The mathematics program has the following goals:
To give all students who take mathematics courses a sense of the nature of mathematics and its place in society;
To give our mathematics majors and minors an understanding of mathematics, its nature and uses; to prepare students to become effective users of mathematics in their careers;
To prepare future high school teachers of mathematics;
To give our students interested in continuing to graduate study in mathematics, statistics, or computer science an adequate preparation to succeed in that study.
To prepare students to excel in their majors. This includes students in distribution courses, mathematics and computer science minors, and students with double majors, who will gain deeper insights into their other majors.
The mathematics major can tailor upper-level courses to his interests (including pure mathematics, applied mathematics, and statistics) and career goals (including actuarial science, computer science and secondary education).
A student who gets a 4 or 5 on the AB calculus exam receives immediate credit for MAT-111 Calculus I and is placed into MAT-112 Calculus II.
Any student starting in MAT-112 Calculus II (by the AP exam or our internal placement) who gets a B- or better will receive retroactive credit for MAT-111 Calculus I.

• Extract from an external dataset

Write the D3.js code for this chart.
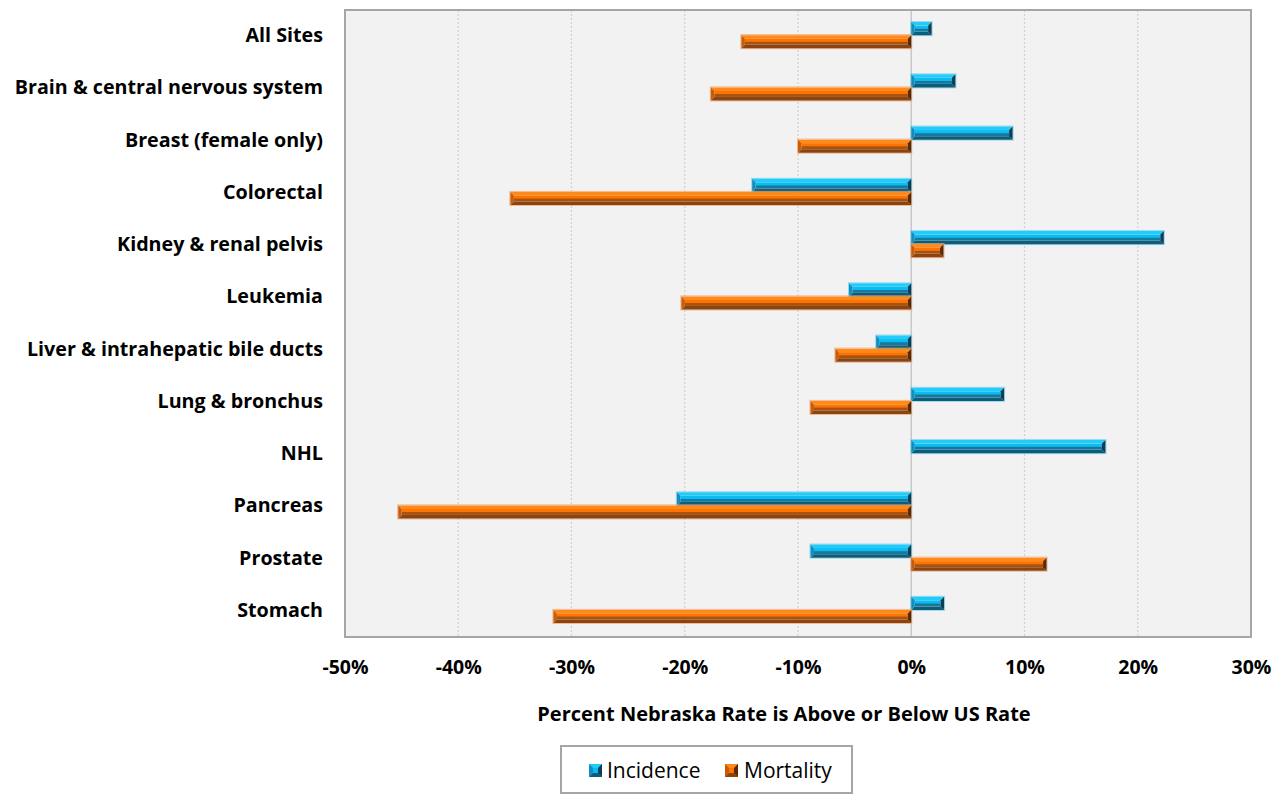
<!DOCTYPE html>
<html>
<head>
<meta charset="utf-8">
<script src="https://cdn.jsdelivr.net/npm/d3@7"></script>
<style>
  html, body { margin: 0; padding: 0; background: #ffffff; }
  svg { display: block; }
  text { font-family: "Open Sans", sans-serif; }
</style>
</head>
<body>
<svg id="chart" width="1284" height="794"></svg>
<script>
const categories = [
  "All Sites",
  "Brain & central nervous system",
  "Breast (female only)",
  "Colorectal",
  "Kidney & renal pelvis",
  "Leukemia",
  "Liver & intrahepatic bile ducts",
  "Lung & bronchus",
  "NHL",
  "Pancreas",
  "Prostate",
  "Stomach"
];
const seriesNames = ["Incidence", "Mortality"];
const incidence = [1.8, 3.9, 8.95, -14.05, 22.3, -5.5, -3.1, 8.2, 17.15, -20.7, -8.9, 2.9];
const mortality = [-15.0, -17.7, -10.0, -35.4, 2.85, -20.3, -6.7, -8.9, null, -45.3, 11.95, -31.6];
const xTicks = [-50, -40, -30, -20, -10, 0, 10, 20, 30];
const xTitle = "Percent Nebraska Rate is Above or Below US Rate";

const svg = d3.select("#chart");
const plot = { left: 345, right: 1251, top: 10, bottom: 637 };

const x = d3.scaleLinear().domain([-50, 30]).range([plot.left, plot.right]);
const y = d3.scaleBand().domain(categories).range([plot.top - 1, plot.bottom - 1])
  .paddingInner(0.5).paddingOuter(0.25);
const ySub = d3.scaleBand().domain(seriesNames).range([0, y.bandwidth()]);

const palette = {
  Incidence: { top: "#22cbfa", left: "#0f8fc0", right: "#0b3f55", bottom: "#0d5c7c", c1: "#08bdf2", c2: "#17779c", edge: "#7fd2f0" },
  Mortality: { top: "#ff8a1a", left: "#c85a08", right: "#5a2a06", bottom: "#8a4410", c1: "#ff7300", c2: "#a85212", edge: "#f2a874" }
};

const defs = svg.append("defs");
seriesNames.forEach(s => {
  const g = defs.append("linearGradient").attr("id", "grad-" + s)
    .attr("x1", 0).attr("y1", 0).attr("x2", 0).attr("y2", 1);
  g.append("stop").attr("offset", "0%").attr("stop-color", palette[s].c1);
  g.append("stop").attr("offset", "45%").attr("stop-color", palette[s].c1);
  g.append("stop").attr("offset", "60%").attr("stop-color", palette[s].c2);
  g.append("stop").attr("offset", "100%").attr("stop-color", palette[s].c2);
});

// plot background
svg.append("rect")
  .attr("x", plot.left).attr("y", plot.top)
  .attr("width", plot.right - plot.left).attr("height", plot.bottom - plot.top)
  .attr("fill", "#f2f2f2");

// gridlines
svg.append("g").selectAll("line")
  .data(xTicks.filter(t => t !== -50 && t !== 30 && t !== 0))
  .join("line")
  .attr("x1", d => x(d)).attr("x2", d => x(d))
  .attr("y1", plot.top).attr("y2", plot.bottom)
  .attr("stroke", "#d0d0d0").attr("stroke-width", 1.2)
  .attr("stroke-dasharray", "2,2");

// zero axis line
svg.append("line")
  .attr("x1", x(0)).attr("x2", x(0))
  .attr("y1", plot.top).attr("y2", plot.bottom)
  .attr("stroke", "#c8c8c8").attr("stroke-width", 1.5);

// bars
const rows = [];
categories.forEach((c, i) => {
  [["Incidence", incidence[i]], ["Mortality", mortality[i]]].forEach(([s, v]) => {
    if (v !== null && v !== undefined) rows.push({ cat: c, series: s, value: v });
  });
});

const bevel = 3.5;
const barG = svg.append("g");
rows.forEach(d => {
  const x0 = Math.min(x(0), x(d.value)), x1 = Math.max(x(0), x(d.value));
  const y0 = y(d.cat) + ySub(d.series), y1 = y0 + ySub.bandwidth();
  const b = Math.min(bevel, (x1 - x0) / 2);
  const p = palette[d.series];
  const g = barG.append("g");
  g.append("rect").attr("x", x0 - 0.5).attr("y", y0 - 0.5)
    .attr("width", x1 - x0 + 1).attr("height", y1 - y0 + 1)
    .attr("fill", "none").attr("stroke", p.edge).attr("stroke-width", 1).attr("opacity", 0.8);
  g.append("rect").attr("x", x0 + b).attr("y", y0 + b)
    .attr("width", Math.max(0, x1 - x0 - 2 * b)).attr("height", y1 - y0 - 2 * b)
    .attr("fill", `url(#grad-${d.series})`);
  const poly = pts => g.append("polygon").attr("points", pts.map(q => q.join(",")).join(" "));
  poly([[x0, y0], [x1, y0], [x1 - b, y0 + b], [x0 + b, y0 + b]]).attr("fill", p.top);
  poly([[x0, y1], [x1, y1], [x1 - b, y1 - b], [x0 + b, y1 - b]]).attr("fill", p.bottom);
  poly([[x0, y0], [x0 + b, y0 + b], [x0 + b, y1 - b], [x0, y1]]).attr("fill", p.left);
  poly([[x1, y0], [x1 - b, y0 + b], [x1 - b, y1 - b], [x1, y1]]).attr("fill", p.right);
});

// plot border
svg.append("rect")
  .attr("x", plot.left).attr("y", plot.top)
  .attr("width", plot.right - plot.left).attr("height", plot.bottom - plot.top)
  .attr("fill", "none").attr("stroke", "#a6a6a6").attr("stroke-width", 2);

// category labels
const yAxis = svg.append("g").attr("transform", `translate(${plot.left},0)`)
  .call(d3.axisLeft(y).tickSize(0).tickPadding(22));
yAxis.select(".domain").remove();
yAxis.selectAll("text")
  .attr("font-family", "'Open Sans', sans-serif")
  .attr("font-size", 19.7).attr("font-weight", 700).attr("fill", "#000")
  .attr("dy", "0.35em");

// x axis labels
const xAxis = svg.append("g").attr("transform", `translate(0,${plot.bottom})`)
  .call(d3.axisBottom(x).tickValues(xTicks).tickSize(0).tickPadding(23).tickFormat(d => d + "%"));
xAxis.select(".domain").remove();
xAxis.selectAll("text")
  .attr("font-family", "'Open Sans', sans-serif")
  .attr("font-size", 19.5).attr("font-weight", 700).attr("fill", "#000");

// x axis title
svg.append("text")
  .attr("x", 784).attr("y", 721)
  .attr("text-anchor", "middle")
  .attr("font-size", 20).attr("font-weight", 700).attr("fill", "#000")
  .text(xTitle);

// legend
const legend = svg.append("g");
legend.append("rect").attr("x", 561).attr("y", 746).attr("width", 291).attr("height", 47)
  .attr("fill", "#fff").attr("stroke", "#a6a6a6").attr("stroke-width", 2);
const legendPos = [{ s: "Incidence", sx: 589, tx: 607 }, { s: "Mortality", sx: 725, tx: 744 }];
legendPos.forEach(l => {
  const p = palette[l.s];
  const sx = l.sx, sy = 764, sz = 13, bb = 4;
  const g = legend.append("g");
  g.append("rect").attr("x", sx).attr("y", sy).attr("width", sz).attr("height", sz).attr("fill", p.c1);
  const poly = pts => g.append("polygon").attr("points", pts.map(q => q.join(",")).join(" "));
  poly([[sx, sy], [sx + sz, sy], [sx + sz - bb, sy + bb], [sx + bb, sy + bb]]).attr("fill", p.top);
  poly([[sx, sy + sz], [sx + sz, sy + sz], [sx + sz - bb, sy + sz - bb], [sx + bb, sy + sz - bb]]).attr("fill", p.bottom);
  poly([[sx, sy], [sx + bb, sy + bb], [sx + bb, sy + sz - bb], [sx, sy + sz]]).attr("fill", p.left);
  poly([[sx + sz, sy], [sx + sz - bb, sy + bb], [sx + sz - bb, sy + sz - bb], [sx + sz, sy + sz]]).attr("fill", p.right);
  legend.append("text").attr("x", l.tx).attr("y", 778)
    .attr("font-size", 21).attr("fill", "#000").text(l.s);
});
</script>
</body>
</html>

A student who gets a 4 or 5 on the BC calculus exam receives immediate credit for MAT-111 Calculus I and MAT-112 Calculus II and is placed into MAT-223 Elementary Linear Algebra.
A student who gets a 4 or 5 on the Statistics AP exam receives immediate credit for MAT-103 Probability and MAT-104 Statistics.
A student who gets a 4 or 5 on the computer science A AP exam receives immediate credit for CSC-111 Intro to Programming.
A student who gets a 4 or 5 on the computer science principles AP exam receives immediate credit for CSC-101 Intro to Computer Science.